Ohne sie würde kein Fußballspiel angepfiffen: Schiedsrichter. Und gerade in den unteren Ligen findet man ganz besondere Exemplare dieser Spezies. Zeit, sie ins Scheinwerferlicht zu rücken.
Der Streber
Die reguläre Anstoßzeit des Spiels verzögert sich regelmäßig um 45 Minuten, weil er erst alle Spieler genauestens auf zu lange Stollen, zu lange Fingernägel, Goldzähne, Armbänder, Schienbeinschoner, Restalkohol, Intimpiercings und den korrekten Sitz der Sporthose (14,73 Zentimenter oberhalb des Bauchnabels) untersuchen muss. Danach schreitet er den Platz ab, misst Höhe und Breite der beiden Tore, überprüft in einem komplizierten Testverfahren die maximale Spannkraft der Netze und hält ein Kurzreferat über DIN-Normen und Zusatzparagrafen im Regelwerk. Im Anschluss noch einen chemischer Schnelltest der Linienmarkierung, um diese auf eventuelle Schadstoffe zu überprüfen, sowie die Überprüfung der gültigen Gesundheitszeugnisse aller Anwesenden. Auch der vier Zuschauer und des Rauhaardackels. Ist das alles erledigt, muss nur noch schnell die Temperatur des Eissprays, sowie die Vollständigkeit der Sanitätskoffer gecheckt und eine Coaching-Zone nach DFB-Maßen abgekreidet werden, dann kann es schon losgehen.
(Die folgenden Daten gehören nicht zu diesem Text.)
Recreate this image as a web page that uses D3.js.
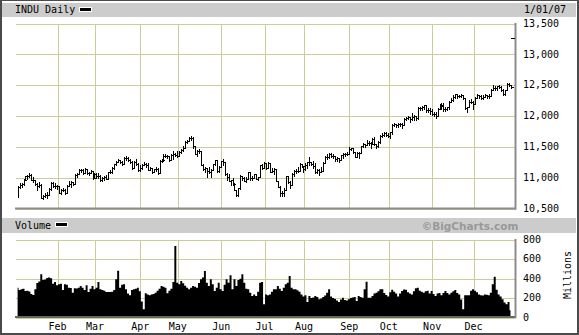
<!DOCTYPE html>
<html>
<head>
<meta charset="utf-8">
<script src="https://cdn.jsdelivr.net/npm/d3@7"></script>
<style>
  body { margin: 0; background: #fff; }
  svg { display: block; }
  text { font-family: "DejaVu Sans Mono", monospace; font-size: 10px; fill: #000; }
</style>
</head>
<body>
<svg id="chart" width="579" height="335"></svg>
<script>
// INDU daily bars for 2006, one entry per trading day (Jan 3 .. Dec 29)
const closes = [
  10847,10880,10882,10959,11011,11011,11043,10962,10959,10896,10854,10880,10667,10689,10712,10710,10809,10907,10857,10864,
  10851,10749,10793,10798,10749,10858,10883,10919,10892,11028,11058,11120,11115,11069,11137,11069,11061,11097,10993,
  11053,11025,11021,10958,10980,11005,10972,11076,11076,11151,11209,11254,11279,11241,11218,11318,11317,11280,11250,11154,11251,11214,11109,
  11144,11203,11217,11194,11120,11141,11089,11129,11137,11073,11268,11279,11342,11347,11336,11283,11354,11382,11367,
  11343,11416,11438,11477,11577,11585,11640,11642,11500,11381,11428,11419,11205,11128,11144,11094,11076,11117,11211,11278,11093,11168,
  11260,11247,11048,11002,10939,10946,10892,10792,10706,10817,11016,10992,10942,10974,11078,10979,10990,11046,10973,11002,11191,11150,
  11228,11151,11225,11091,11103,11134,10938,10846,10739,10747,10800,11012,10928,10869,11052,11103,11102,11100,11220,11186,
  11126,11200,11242,11240,11220,11174,11076,11124,11089,11098,11231,11327,11334,11381,11345,11339,11297,11304,11284,11352,11370,11382,11381,
  11464,11469,11406,11331,11392,11396,11498,11543,11527,11560,11555,11541,11613,11534,11508,11576,11670,11689,11718,11679,
  11670,11727,11850,11866,11850,11857,11867,11852,11947,11961,11980,11950,11969,11992,11960,12116,12127,12135,12163,12090,12086,12081,
  12031,12018,11986,12105,12156,12176,12103,12109,12131,12218,12251,12305,12343,12317,12322,12326,12280,12122,12136,12226,12221,
  12194,12284,12331,12309,12279,12307,12329,12315,12318,12417,12446,12441,12471,12463,12421,12343,12407,12510,12501,12463
];
const highs = [
  10861,10907,10910,10975,11020,11030,11060,11045,10995,10960,10900,10915,10885,10715,10745,10760,10830,10920,10920,10900,
  10880,10860,10810,10825,10805,10865,10930,10935,10925,11050,11070,11130,11135,11130,11150,11140,11085,11120,11100,
  11065,11060,11075,11040,10995,11020,11030,11090,11110,11160,11220,11270,11295,11285,11270,11330,11340,11330,11290,11270,11265,11300,11225,
  11200,11215,11240,11230,11225,11160,11150,11140,11160,11145,11280,11300,11375,11380,11360,11345,11380,11420,11400,
  11420,11430,11460,11500,11590,11610,11650,11670,11650,11500,11440,11450,11420,11210,11170,11150,11170,11140,11220,11285,11275,11180,
  11270,11300,11250,11060,11050,10960,10990,10900,10800,10830,11030,11020,11010,11000,11090,11075,11020,11055,11050,11010,11200,11220,
  11240,11225,11240,11225,11150,11145,11135,10940,10860,10780,10820,11020,11020,10930,11060,11120,11140,11170,11230,11220,
  11185,11230,11250,11320,11245,11270,11230,11135,11125,11170,11240,11340,11370,11385,11385,11380,11350,11320,11310,11365,11390,11400,11410,
  11490,11480,11470,11410,11410,11410,11510,11550,11545,11600,11590,11575,11640,11650,11540,11590,11680,11710,11730,11725,
  11715,11740,11860,11880,11870,11880,11880,11880,11960,11975,12000,11980,12040,12010,12000,12130,12140,12160,12170,12165,12120,12120,
  12100,12050,12060,12120,12180,12200,12200,12130,12145,12230,12290,12330,12345,12350,12340,12350,12330,12285,12145,12250,12260,
  12230,12300,12345,12340,12340,12325,12350,12340,12350,12430,12490,12480,12480,12490,12480,12430,12410,12520,12530,12500
];
const lows = [
  10684,10831,10845,10880,10950,10965,10995,10950,10925,10870,10790,10845,10660,10650,10680,10670,10710,10800,10840,10830,
  10810,10740,10730,10770,10735,10750,10850,10840,10865,10885,11000,11055,11085,11050,11065,11050,11035,11060,10975,
  10990,10990,10980,10945,10930,10950,10965,10970,11060,11065,11140,11200,11240,11225,11200,11210,11280,11265,11230,11140,11150,11200,11100,
  11100,11135,11190,11160,11110,11110,11060,11080,11100,11050,11070,11240,11270,11320,11310,11270,11280,11290,11340,
  11330,11340,11390,11430,11480,11560,11580,11600,11480,11370,11350,11390,11190,11110,11080,11000,11060,11010,11115,11205,11085,11090,
  11160,11200,11040,10950,10930,10870,10880,10785,10700,10700,10815,10950,10930,10925,10965,10960,10955,10990,10965,10955,11005,11140,
  11150,11130,11150,11080,11080,11050,10930,10840,10700,10700,10690,10800,10910,10830,10870,11020,11060,11080,11100,11160,
  11080,11120,11150,11200,11190,11150,11070,11060,11040,11080,11100,11230,11300,11310,11320,11310,11270,11270,11250,11280,11310,11345,11360,
  11380,11440,11390,11320,11330,11310,11395,11490,11490,11525,11520,11480,11540,11520,11470,11490,11560,11650,11670,11660,
  11655,11640,11700,11830,11810,11820,11830,11800,11850,11920,11945,11890,11930,11930,11930,11950,12090,12090,12110,12060,12060,12030,
  12010,11990,11960,11990,12100,12100,12080,12080,12085,12110,12215,12240,12280,12290,12295,12300,12270,12110,12050,12130,12200,
  12100,12190,12280,12290,12270,12260,12300,12280,12290,12320,12420,12420,12410,12450,12400,12330,12340,12410,12480,12450
];
// Daily volume, millions of shares
const volumes = [
  300,277,285,290,267,270,262,235,225,284,350,365,438,380,385,400,405,398,340,360,
  325,335,342,277,335,330,300,298,250,294,292,300,318,300,277,325,256,290,318,
  284,300,359,284,277,270,256,256,256,260,277,386,475,300,330,335,284,240,222,277,284,290,300,
  265,160,79,243,230,222,232,235,250,270,290,318,310,300,243,270,290,359,728,
  352,335,369,345,320,300,284,300,318,310,300,350,386,404,472,352,318,386,335,267,300,352,
  284,267,330,386,352,427,284,386,318,380,393,438,352,290,284,250,215,232,215,260,352,359,
  130,232,222,232,260,284,284,318,290,267,300,335,352,421,300,284,284,275,260,232,
  209,222,154,215,195,200,215,205,181,190,205,220,250,284,209,195,185,170,154,180,198,175,168,
  181,195,200,205,164,215,205,198,284,362,198,198,215,240,250,265,284,285,245,225,
  209,255,280,260,240,210,240,267,282,280,255,240,232,265,295,300,270,258,250,265,270,240,
  267,235,215,240,245,222,245,267,245,232,250,265,277,245,232,180,79,222,222,222,270,
  285,270,255,232,222,220,232,228,222,250,335,414,280,232,210,181,150,130,155,70
];
// first trading day of each month (index into the daily arrays)
const monthStarts = [20, 39, 62, 81, 103, 125, 145, 168, 188, 210, 231];
const monthLabels = ["Feb","Mar","Apr","May","Jun","Jul","Aug","Sep","Oct","Nov","Dec"];
const priceTicks = [10500, 11000, 11500, 12000, 12500, 13000, 13500];
const priceMinorTick = 13250;
const volumeTicks = [0, 200, 400, 600, 800];

const W = 579, H = 335;
const plotL = 15, plotR = 515;
const grid = "#cccc99", band = "#cccccc", edge = "#8c8c8c", frame = "#4a4a4a";

const svg = d3.select("#chart");

const x = d3.scaleLinear().domain([0, closes.length - 1]).range([17.6, 510.5]);
const y = d3.scaleLinear().domain([10500, 13500]).range([208, 23]);
const yv = d3.scaleLinear().domain([0, 800]).range([317, 239]);

svg.append("rect").attr("width", W).attr("height", H).attr("fill", "#fff");

// title bands
svg.append("rect").attr("x", 2).attr("y", 3).attr("width", 574).attr("height", 14).attr("fill", band);
svg.append("rect").attr("x", 2).attr("y", 218).attr("width", 574).attr("height", 15).attr("fill", band);

svg.append("text").attr("x", 15).attr("y", 13).text("INDU Daily");
svg.append("rect").attr("x", 79).attr("y", 7).attr("width", 13).attr("height", 5).attr("fill", "#fff");
svg.append("rect").attr("x", 80).attr("y", 8).attr("width", 11).attr("height", 3).attr("fill", "#000");
svg.append("text").attr("x", 524).attr("y", 13).text("1/01/07");

svg.append("text").attr("x", 15).attr("y", 229).text("Volume");
svg.append("rect").attr("x", 55).attr("y", 222).attr("width", 13).attr("height", 5).attr("fill", "#fff");
svg.append("rect").attr("x", 56).attr("y", 223).attr("width", 11).attr("height", 3).attr("fill", "#000");
svg.append("text").attr("x", 470).attr("y", 229.5).attr("text-anchor", "middle")
  .style("font-family", "'DejaVu Sans', Verdana, sans-serif").style("font-weight", "bold")
  .style("font-size", "10.5px").style("fill", "#999").text("\u00A9BigCharts.com");

// ---- price panel grid
const pg = svg.append("g");
pg.append("g").attr("transform", `translate(${plotL},0)`)
  .call(d3.axisRight(y).tickValues(priceTicks).tickSize(plotR - plotL).tickFormat(""))
  .call(g => g.select(".domain").remove())
  .call(g => g.selectAll("line").attr("stroke", grid).attr("shape-rendering", "crispEdges"));
pg.append("g").attr("transform", "translate(0,23)")
  .call(d3.axisBottom(x).tickValues(monthStarts).tickSize(208 - 23).tickFormat(""))
  .call(g => g.select(".domain").remove())
  .call(g => g.selectAll("line").attr("stroke", grid).attr("shape-rendering", "crispEdges"));

// ---- volume panel grid
const vg = svg.append("g");
vg.append("g").attr("transform", `translate(${plotL},0)`)
  .call(d3.axisRight(yv).tickValues(volumeTicks).tickSize(plotR - plotL).tickFormat(""))
  .call(g => g.select(".domain").remove())
  .call(g => g.selectAll("line").attr("stroke", grid).attr("shape-rendering", "crispEdges"));
vg.append("g").attr("transform", "translate(0,239)")
  .call(d3.axisBottom(x).tickValues(monthStarts).tickSize(317 - 239).tickFormat(""))
  .call(g => g.select(".domain").remove())
  .call(g => g.selectAll("line").attr("stroke", grid).attr("shape-rendering", "crispEdges"));

// snap gridline positions to whole pixels
svg.selectAll(".tick").each(function () {
  const t = d3.select(this).attr("transform");
  const m = /translate\(([-\d.]+),([-\d.]+)\)/.exec(t);
  if (m) d3.select(this).attr("transform", `translate(${Math.round(+m[1]) + 0.5},${Math.round(+m[2]) + 0.5})`);
});

// ---- volume area
const volArea = d3.area()
  .x((d, i) => x(i))
  .y0(yv(0))
  .y1(d => yv(d))
  .curve(d3.curveStep);
svg.append("path").datum(volumes).attr("d", volArea).attr("fill", "#000");

// ---- price bars (high-low with close tick)
const px = i => Math.round(x(i)) + 0.5;
const barPath = closes.map((c, i) => {
  const xi = px(i);
  const yh = Math.round(y(highs[i]));
  const yl = Math.round(y(lows[i])) + 1;
  const yc = Math.round(y(c)) + 0.5;
  return `M${xi},${yh}V${yl}M${xi},${yc}H${xi + 2}`;
}).join("");
svg.append("path").attr("d", barPath).attr("fill", "none").attr("stroke", "#000")
  .attr("stroke-width", 1).attr("shape-rendering", "crispEdges");

// ---- panel edges
svg.append("line").attr("x1", plotL).attr("x2", plotR + 1).attr("y1", 208.5).attr("y2", 208.5)
  .attr("stroke", edge).attr("stroke-width", 2);
svg.append("line").attr("x1", plotR + 0.5).attr("x2", plotR + 0.5).attr("y1", 23).attr("y2", 209.5)
  .attr("stroke", edge).attr("stroke-width", 2);
svg.append("line").attr("x1", plotL).attr("x2", plotR + 1).attr("y1", 317).attr("y2", 317)
  .attr("stroke", "#666").attr("stroke-width", 2);
svg.append("line").attr("x1", plotR + 0.5).attr("x2", plotR + 0.5).attr("y1", 239).attr("y2", 318)
  .attr("stroke", edge).attr("stroke-width", 2);

// short minor tick on the inside of the price scale
const yMinor = Math.round(y(priceMinorTick)) + 0.5;
svg.append("line").attr("x1", plotR - 4).attr("x2", plotR - 0.5)
  .attr("y1", yMinor).attr("y2", yMinor)
  .attr("stroke", "#000").attr("stroke-width", 1).attr("shape-rendering", "crispEdges");

// ---- axis labels
const labelAxis = (g) => g.call(a => a.select(".domain").remove())
  .call(a => a.selectAll("text").style("font-family", "'DejaVu Sans Mono', monospace").style("font-size", "10px").attr("fill", "#000"));

svg.append("g").attr("transform", `translate(${plotR},0)`)
  .call(d3.axisRight(y).tickValues(priceTicks).tickSize(0).tickPadding(8).tickFormat(d3.format(",")))
  .call(labelAxis);
svg.append("g").attr("transform", `translate(${plotR},0)`)
  .call(d3.axisRight(yv).tickValues(volumeTicks).tickSize(0).tickPadding(8))
  .call(labelAxis);
svg.append("g").attr("transform", "translate(0,317)")
  .call(d3.axisBottom(x).tickValues(monthStarts).tickSize(0).tickPadding(6)
    .tickFormat((d, i) => monthLabels[i]))
  .call(labelAxis);

svg.append("text").attr("transform", "translate(571,275) rotate(-90)")
  .attr("text-anchor", "middle").text("Millions");

// ---- outer frame
svg.append("rect").attr("x", 0).attr("y", 0).attr("width", 2).attr("height", H).attr("fill", frame);
svg.append("rect").attr("x", W - 2).attr("y", 0).attr("width", 2).attr("height", H).attr("fill", frame);
svg.append("rect").attr("x", 0).attr("y", 0).attr("width", W).attr("height", 1).attr("fill", frame);
svg.append("rect").attr("x", 0).attr("y", H - 2).attr("width", W).attr("height", 2).attr("fill", frame);
</script>
</body>
</html>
Nachdem er das Spiel tadellos geleitet und ein 46-seitiges Minutenprotokoll des gerade gepfiffenen 0:0 in der Kreisliga C angelegt hat, kann er endlich seinem zweiten Hobby nachgehen: dem ehrenamtlichen Eichen von Blitzanlagen.
Das Auge
Wenn er mit seinen weißen Hallentennisschuhen den Rasen betritt und zielsicher seinen Platz im Mittelkreis einnimmt, weißt du, dass das die Redewendung „Immer auf Ballhöhe“ für ihn keine Relevanz hat. Fouls, Handspiele, Abseitsstellungen, knifflige Zweikämpfe im Sechzehner – er fällt alle seine Entscheidungen mit einem Sicherheitsabstand von mindestens 40 Metern. Aber natürlich sind alle seine Entscheidungen goldrichtig. Meint zumindest er. Diskussionen zwecklos.
Der Schreihals
Auf einem durchschnittlichen Amateurfußballplatz wird mehr gebrüllt als in einem Affenkäfig bei der Fütterung. Trainer brüllen Spieler an, Spieler brüllen Betreuer an, Verteidiger brüllen Stürmer an, Zuschauer brüllen den Schiri an, Hunde brüllen Bälle an. Da ist es nur sinnvoll, dass auch der Schiedsrichter von der ersten Minute sein mächtiges Gorilla-Timbre durch die Sportanlage fegen lässt. Jedes Wort ist ein Peitschenschlag, gezeichnet von Wut und Abneigung. Wut auf alles. Eine emotionale Schieflage, ganz so, als hätte ihm jemand gerade das Auto geklaut. Mit seinem neuen Videorekorder im Kofferraum. Mit dem er gerade seine Lieblingsendung („Die schönsten Bahnstrecken“) aufnimmt. Die Frau des Schiris hat der Dieb natürlich stehen gelassen. Unmenschlich.
Der Dampfplauderer
Startet mit einem Handshake mit dem Vereinskneipenwirt, dann High Five am Würstchengrill, Schulterklopfen für den Platzwart und eine Bro Fist mit dem gegnerischen Trainer. Alte Hasen wissen: Wer bei drei nicht auf dem Kabinenklo verschwunden ist, wird in einen lockeren Smalltalk über das Wetter, das Jahr 1979 oder seine Kaninchenzucht verwickelt. Redet auch während des Spiels gerne, viel, oft und ausschweifend mit allen Anwesenden. Dabei ist es vollkommen egal, ob es um das Spiel oder sein Privatleben geht. Und wenn sich mal keiner mit ihm unterhalten will, dann redet er eben mit sich selbst – natürlich in der dritten Person – und kommentiert seine Leistung, sowie jede seiner Entscheidungen mit einem Schwall aus Komplimenten. Nach dem Abpiff dann wieder Handshake mit dem Vereinskneipenwirt, dann High Five am Würstchengrill, Schulterklopfen für den Platzwart und eine Bro Fist mit dem gegnerischen Trainer. Er liebt Sonntage.